“The Possibility of Evil,” by Shirley Jackson, is a short story with great psychological depth. The author provides an astute study of a person with the classic traits of what today might be classified as a narcissistic personality disorder. Your question on how Miss Strangeworth uses her appearance to trick others goes to the very heart of the matter, as appearance forms the basis of the false self that she projects onto her community. By appearance, I refer not only to her well-groomed and tidy personal looks, but to the impression of herself that she cultivates, much as she does her famed roses.

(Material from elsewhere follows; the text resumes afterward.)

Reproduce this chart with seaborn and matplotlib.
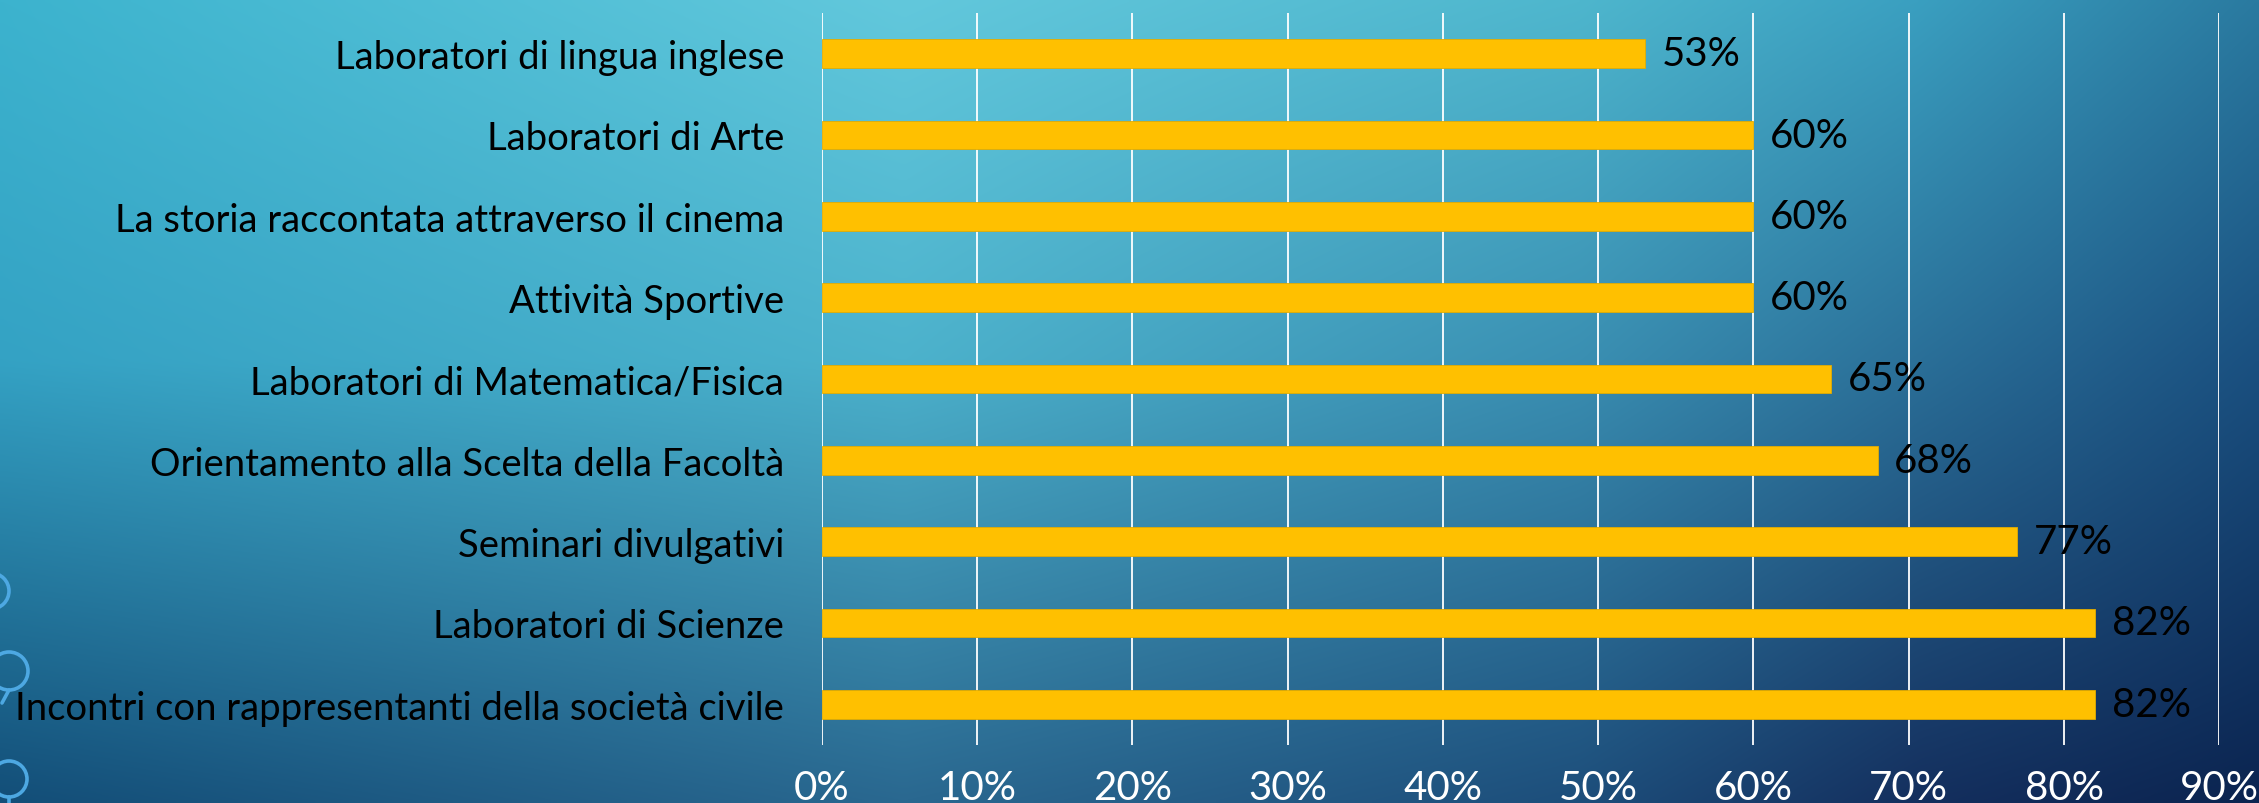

Narcissistic personality disorder is marked by a false exterior, a grandiose sense of self, a projection onto others of one’s own bad traits, and a chilling lack of empathy. Let us have a look at how Miss Strangeworth goes about hiding these traits and how her false self is unmasked:
On the surface, Miss Strangeworth is a prim and proper lady of seventy-one who goes about town nicely dressed, exchanges pleasantries with those she meets, and keeps her house impeccably maintained and clean. She is “fond of telling strangers” that her family has lived in the town for a hundred years and that her “grandfather built the first house on Pleasant Street.” Her eyes would open “wide with the wonder of it” when she spoke of this. She sometimes even finds herself thinking that the whole town is “my town.” Inside her admirably kept house, which some tourists once mistook for a museum, she basks in the glory of days past.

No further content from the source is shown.